Well, I'm an idiot. Let's just get that out of the way right from the start.
I began this audiobook months ago from excellent recommendations from JoAnn at Lakeside Musing and Sandy at You've Gotta Read This. Somewhere along the way, I decided to take a break from the story. Don't ask. I have no idea why.
Hildy Good is an older single woman and is the most successful realtor in a small New England town. A descendant of a witch from the Salem Witch Trials, Hildy's also got a knack for finding out what everyone's secrets are, whether they want to spill it or not. With two adult daughters, an ex-husband who is her ex only because she can't really be in a marriage with a man when he's gay, and a little bit of a problem with her wine (she just can't stop drinking it), Hildy's confident that life is now exactly where it needs to be. If a little bit of wine in the evenings takes the edge off of her busy day, what harm can it do? She's never viewed wine as a source of a problem and even when her daughters planned an intervention, forcing Hildy to go to rehab, she always told herself she was only going so her daughter wouldn't stop her from seeing her grandson.
For some reason, something didn't click with me. At first. Was it the narrator or was it the story? I really have no idea. It was just something, and probably something silly and minor, but I took a break from it, resolving to start it back up again one day in the future.

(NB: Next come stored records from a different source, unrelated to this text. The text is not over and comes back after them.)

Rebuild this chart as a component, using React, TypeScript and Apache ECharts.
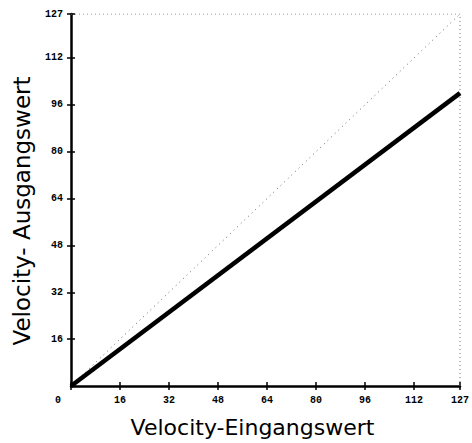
import React, { useEffect, useRef } from "react";
import * as echarts from "echarts";

const xTickValues = [0, 16, 32, 48, 64, 80, 96, 112, 127];
const yTickValues = [16, 32, 48, 64, 80, 96, 112, 127];
const velocityCurve = [
  [0, 0],
  [127, 100],
];
const identityLine = [
  [0, 0],
  [127, 127],
];
const frameLine = [
  [0, 127],
  [127, 127],
  [127, 0],
];

export default function App() {
  const ref = useRef<HTMLDivElement>(null);
  useEffect(() => {
    if (!ref.current) return;
    const chart = echarts.init(ref.current, null, { renderer: "svg" });
    const tickFont = {
      fontFamily: "Liberation Mono",
      fontWeight: "bold" as const,
      fontSize: 10,
      color: "#000",
    };
    const baseX = {
      type: "value" as const,
      min: 0,
      max: 127,
      splitLine: { show: false },
    };
    const baseY = {
      type: "value" as const,
      min: 0,
      max: 127,
      splitLine: { show: false },
    };
    chart.setOption({
      animation: false,
      backgroundColor: "#fff",
      grid: { left: 71, right: 9, top: 14, bottom: 53, containLabel: false },
      xAxis: [
        {
          ...baseX,
          name: "Velocity-Eingangswert",
          nameLocation: "middle",
          nameGap: 30,
          nameTextStyle: {
            fontFamily: "DejaVu Sans",
            fontSize: 22,
            color: "#000",
            padding: [0, 26, 0, 0],
          },
          axisLine: { show: true, lineStyle: { color: "#000", width: 2.5 } },
          axisTick: {
            show: true,
            length: 4,
            inside: false,
            customValues: xTickValues,
            lineStyle: { color: "#000", width: 1.5 },
          },
          axisLabel: {
            ...tickFont,
            margin: 9,
            customValues: xTickValues,
            formatter: (v: number) => (v === 0 ? "{z|0}" : String(v)),
            rich: { z: { ...tickFont, padding: [0, 26, 0, 0] } },
          },
        },
        {
          ...baseX,
          position: "bottom",
          axisLine: { show: false },
          axisLabel: { show: false },
          axisTick: {
            show: true,
            length: 4,
            inside: true,
            customValues: xTickValues,
            lineStyle: { color: "#000", width: 1.5 },
          },
        },
      ],
      yAxis: [
        {
          ...baseY,
          name: "Velocity- Ausgangswert",
          nameLocation: "middle",
          nameGap: 38,
          nameTextStyle: {
            fontFamily: "DejaVu Sans",
            fontSize: 23,
            color: "#000",
            padding: [0, 22, 0, 0],
          },
          axisLine: { show: true, lineStyle: { color: "#000", width: 2.5 } },
          axisTick: {
            show: true,
            length: 4,
            inside: false,
            customValues: yTickValues,
            lineStyle: { color: "#000", width: 1.5 },
          },
          axisLabel: {
            ...tickFont,
            margin: 8,
            customValues: yTickValues,
          },
        },
        {
          ...baseY,
          position: "left",
          axisLine: { show: false },
          axisLabel: { show: false },
          axisTick: {
            show: true,
            length: 4,
            inside: true,
            customValues: yTickValues,
            lineStyle: { color: "#000", width: 1.5 },
          },
        },
      ],
      series: [
        {
          type: "line",
          data: frameLine,
          symbol: "none",
          lineStyle: { color: "#777", width: 1, type: [1, 3] },
        },
        {
          type: "line",
          data: identityLine,
          symbol: "none",
          lineStyle: { color: "#666", width: 1, type: [1, 4] },
        },
        {
          type: "line",
          data: velocityCurve,
          symbol: "none",
          lineStyle: { color: "#000", width: 4.5 },
        },
      ],
    });
    return () => chart.dispose();
  }, []);
  return (
    <div
      ref={ref}
      style={{ position: "fixed", left: 0, top: 0, width: 472, height: 443 }}
    />
  );
}
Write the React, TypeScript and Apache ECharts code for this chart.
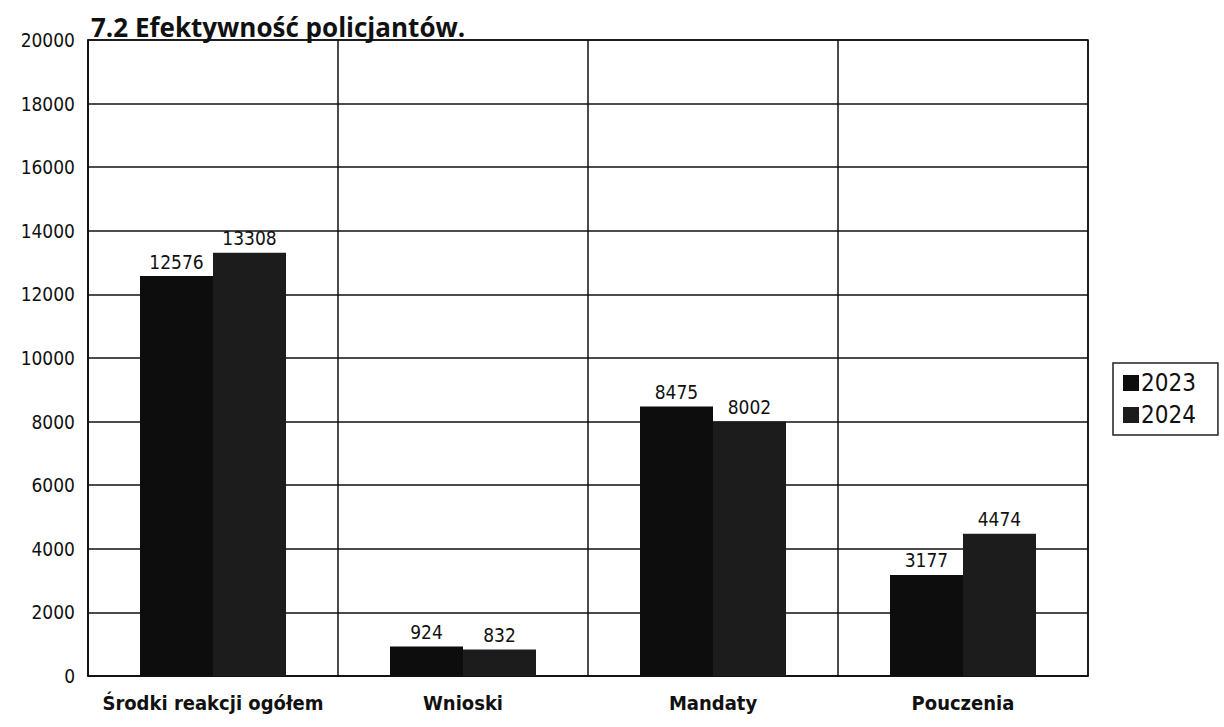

When another audio concluded and I was stuck in the car with another hour to go, I realized I had nothing ready except for The Good House. Deciding to give it another try, I pressed play. And I was floored. I absolutely fell in love with it. The narrator felt like an old friend I hadn't spoken with in forever, the character of Hildy suddenly became clearer to me and her story started to take shape even more. I got the humor, I started to feel her pain, and realized that Hildy's battle with the bottle was something she might never fully come to terms with. I grumbled about Rebecca, Hildy's new friend, a younger mother born into old money, who was just a tad entitled and definitely annoying, but I even changed my opinion of her as well. I loved Frank and wanted everything for him, and then suddenly, I was shocked when I realized I couldn't stop listening to it. I tweeted with JoAnn about this, and I made excuses to take long drives and run random errands just so I could be with Ann Leary's story. And then it all made sense that Mary Beth Hurt 's gravely voice and timely inflection was absolutely the only person on this planet who could deliver Hildy's story, revealing dark pain laced with an unsuspecting humor that seemed to blanket her in some iron-clad defense. This was incredible. One of the best audios I have ever listened to, and one for the books that New England can count as a "win" for stories told of small town life.
Click here for the sample so you can listen and be convinced. Don't be an idiot like me and think you need to take some silly break. The last few foreboding hours set up by an innocent first few chapters will keep you on the edge of your seat, the tale magically composed by Ann Leary and cunningly voiced by Mary Beth Hurt. You won't regret it.
FTC Disclosure: I downloaded this from Audible.com
Publisher: Macmillan Audio
Release Date: 01/15/13
Audio Time: 10 hours and 12 minutes
Narrator: Mary Beth Hurt
About the Author
Ann Leary is the author of the memoir An Innocent, A Broad, the novel Outtakes From a Marriage, and the latest New York Times and national bestselling novel The Good House. She is a co-host of the NPR weekly radio show Hash Hags, is a volunteer EMT and competes in equestrian sports. She sounds pretty awesome, so I just might have to read everything else now.